The work of UTEP alumna Nubia Zuverza-Mena, Ph.D., was mentioned in The National Nanotechnology Initiative Supplement to the President’s 2019 Budget, a report prepared for President Donald Trump by each federal agency.
The document highlighted Zuverza-Mena as part of a team working to boost the “immune system” of plants by supplying them with nanoscale micronutrients.
Her educational field is in nanotechnology — the study of the ultrafine particles of material that are the focus of emerging technology in agriculture.
Zuverza-Mena, a Juárez native, earned three degrees at UTEP – a B.S. in chemistry (2006), an M.S. in metallurgical and materials engineering (2009), and a Ph.D. in materials science and engineering (2016).
As an undergraduate she conducted research on the use of plants to remove heavy metals from the environment. As a master’s student, she engaged in a tissue engineering research opportunity that was the precursor to the College of Engineering’s bioengineering program that is currently thriving on campus.
Her initial stint in the private sector came as a components engineer for Johnson & Johnson in Mexico after she earned her master’s degree.
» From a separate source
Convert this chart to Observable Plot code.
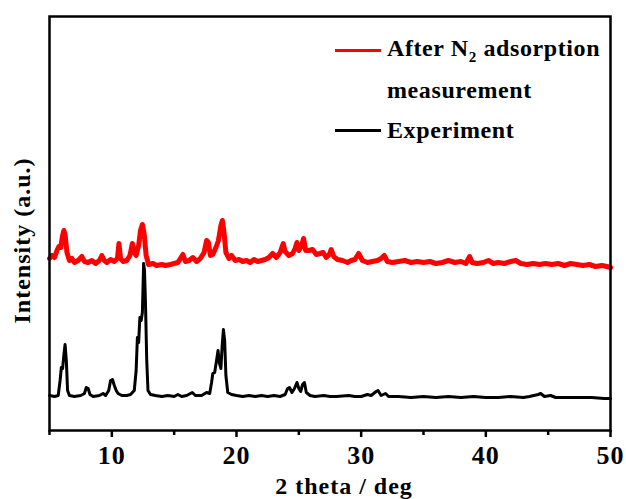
<!DOCTYPE html>
<html><head><meta charset="utf-8">
<script src="https://cdn.jsdelivr.net/npm/d3@7"></script>
<script src="https://cdn.jsdelivr.net/npm/@observablehq/plot@0.6"></script>
<style>
html,body{margin:0;padding:0;background:#fff;}
#wrap{position:relative;width:626px;height:499px;font-family:"Liberation Serif","Times New Roman",serif;font-weight:bold;}
#legend{position:absolute;left:335px;top:30px;font-size:24px;letter-spacing:0.6px;color:#000;}
.row{display:flex;align-items:center;height:40px;}
.sw{width:46px;height:3px;margin-right:6px;}
.ind{padding-left:52px;}
</style></head>
<body><div id="wrap"></div>
<script>
// Experiment (black) pattern: 2θ and intensity (a.u.)
const expTheta = [5.0,5.4,5.7,5.85,5.95,6.05,6.15,6.25,6.35,6.45,6.6,7.0,7.5,7.8,7.95,8.1,8.25,8.5,9.0,9.3,9.5,9.75,9.9,10.05,10.2,10.35,10.5,10.8,11.2,11.5,11.8,11.95,12.05,12.15,12.25,12.35,12.45,12.55,12.62,12.7,12.8,12.9,13.1,13.5,14.0,14.5,15.0,15.3,15.6,16.0,16.45,16.7,17.2,17.6,17.85,18.0,18.1,18.25,18.4,18.52,18.62,18.75,18.85,18.95,19.05,19.15,19.3,19.6,20.0,20.5,21.0,21.5,22.0,22.5,23.0,23.5,23.9,24.1,24.25,24.45,24.65,24.85,25.0,25.15,25.3,25.45,25.6,25.9,26.3,27.0,27.5,28.0,29.0,29.5,30.0,30.5,30.8,31.2,31.35,31.6,31.95,32.2,33.0,34.0,35.0,36.0,37.0,38.0,39.0,40.0,41.0,42.0,43.0,43.5,44.2,44.4,44.7,45.2,45.6,46.5,47.5,48.5,49.5,50.0];
const expInt = [35,34,35,50,63,62,75,86,70,40,35,34,35,37,43,42,36,34,35,37,35,40,50,51,45,40,37,35,35,36,40,60,93,88,113,110,118,167,160,127,70,40,36,35,34,35,34,36,34,35,38,35,35,38,37,48,57,58,70,80,68,62,85,101,90,55,38,36,35,34,35,34,35,34,35,34,36,42,43,38,42,48,42,39,46,48,38,35,34,35,34,34,35,34,34,36,35,39,40,35,37,34,34,33,34,33,34,33,34,33,33,34,33,34,36,37,34,35,33,33,33,33,32,32];
// After N2 adsorption measurement (red) pattern
const afterTheta = [5.0,5.2,5.4,5.6,5.75,5.9,6.05,6.15,6.25,6.4,6.6,6.8,7.0,7.3,7.6,7.8,8.1,8.4,8.7,9.0,9.2,9.4,9.6,9.9,10.2,10.45,10.57,10.7,10.9,11.2,11.45,11.65,11.8,11.95,12.15,12.3,12.45,12.6,12.75,12.95,13.3,13.6,14.0,14.3,14.7,15.0,15.3,15.55,15.7,15.9,16.2,16.5,16.8,17.1,17.4,17.6,17.75,17.9,18.1,18.35,18.55,18.75,18.87,19.0,19.15,19.4,19.6,19.9,20.2,20.5,20.8,21.1,21.4,21.7,22.0,22.3,22.6,22.9,23.2,23.5,23.75,23.9,24.2,24.5,24.7,24.85,25.0,25.2,25.38,25.55,25.8,26.1,26.4,26.7,26.95,27.2,27.45,27.6,27.8,28.1,28.5,28.9,29.2,29.5,29.8,30.1,30.5,30.9,31.3,31.6,31.85,32.1,32.5,33.0,33.5,34.0,34.5,35.0,35.5,36.0,36.5,37.0,37.5,38.0,38.4,38.7,38.9,39.3,39.8,40.2,40.6,41.0,41.5,42.0,42.4,42.8,43.3,43.8,44.3,44.8,45.3,45.8,46.3,46.8,47.3,47.8,48.3,48.8,49.3,49.7,50.0];
const afterInt = [172,175,173,180,184,183,195,200,196,178,170,172,168,170,174,169,168,170,167,170,175,170,168,171,169,172,187,172,169,170,175,187,178,175,185,200,206,196,175,166,167,165,166,165,166,167,168,173,176,169,170,173,169,172,178,190,188,175,176,183,190,205,210,198,178,172,175,170,171,169,170,168,171,169,170,171,173,177,173,178,187,179,175,177,182,188,180,184,192,180,180,181,176,177,178,173,176,181,174,171,170,168,170,171,177,170,168,169,170,172,175,169,168,169,170,168,169,168,169,167,168,170,168,169,167,174,168,167,168,170,167,168,167,169,170,167,166,167,166,167,166,167,165,167,166,165,166,164,165,164,163];
const xMajor = [10,20,30,40,50];
const xMinor = [5,15,25,35,45];
const xTitle = "2 theta / deg";
const yTitle = "Intensity (a.u.)";

const expData = expTheta.map((t,i)=>({t, v: expInt[i]}));
const afterData = afterTheta.map((t,i)=>({t, v: afterInt[i]}));

const chart = Plot.plot({
  width: 626, height: 499,
  marginLeft: 49, marginRight: 16, marginTop: 16, marginBottom: 69,
  style: {fontFamily: '"Liberation Serif","Times New Roman",serif', fontWeight: "bold", fontSize: "24px", letterSpacing: "1px", color: "#000", background: "#fff", overflow: "visible"},
  x: {domain: [5, 50]},
  y: {domain: [0, 414]},
  marks: [
    Plot.line(afterData, {x: "t", y: "v", stroke: "#ff0000", strokeWidth: 5, strokeLinejoin: "round"}),
    Plot.line(expData, {x: "t", y: "v", stroke: "#000", strokeWidth: 3, strokeLinejoin: "round"}),
    Plot.axisX({ticks: xMinor, tickSize: 5, tickFormat: () => "", strokeWidth: 2.5, label: null}),
    Plot.axisX({ticks: xMajor, tickSize: 7, tickPadding: 8, strokeWidth: 2.5, fontSize: 26, label: null}),
    Plot.axisY({ticks: [], label: null}),
    Plot.text([xTitle], {text: d => d, frameAnchor: "bottom", textAnchor: "middle", dx: 14, dy: 56, lineAnchor: "middle", fontSize: 24, fontWeight: "bold"}),
    Plot.text([yTitle], {text: d => d, frameAnchor: "left", textAnchor: "middle", rotate: -90, dx: -27, dy: 17, lineAnchor: "middle", fontSize: 24, fontWeight: "bold"}),
    Plot.frame({stroke: "#000", strokeWidth: 2.5})
  ]
});
const wrap = document.getElementById("wrap");
wrap.appendChild(chart);
const leg = document.createElement("div");
leg.id = "legend";
leg.innerHTML = '<div class="row"><div class="sw" style="background:#ff0000"></div><span>After N<sub style="font-size:15px;vertical-align:-6px;">2</sub> adsorption</span></div>' +
  '<div class="row ind">measurement</div>' +
  '<div class="row"><div class="sw" style="background:#000"></div><span>Experiment</span></div>';
wrap.appendChild(leg);
</script></body></html>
She helped oversee the manufacture of angioplasty balloons for use in medical procedures.
She returned to UTEP where she began to work with Jorge Gardea-Torresdey, Ph.D., the Dudley Professor of Chemistry and Environmental Science and Engineering.
Gardea-Torresdey is one of the preeminent names in the field of nanotechnology. Most recently, his work was published in the August 2018 edition of Nature Nanotechnology, one of the world’s leading monthly peer-reviewed scientific journals.
Under Gardea-Torresdey’s tutelage, Zuverza-Mena began her foray into the effects of nanotechnology.
She eventually parlayed her efforts into a postdoctoral assignment at the Connecticut Agricultural Experiment Station as assistant scientist.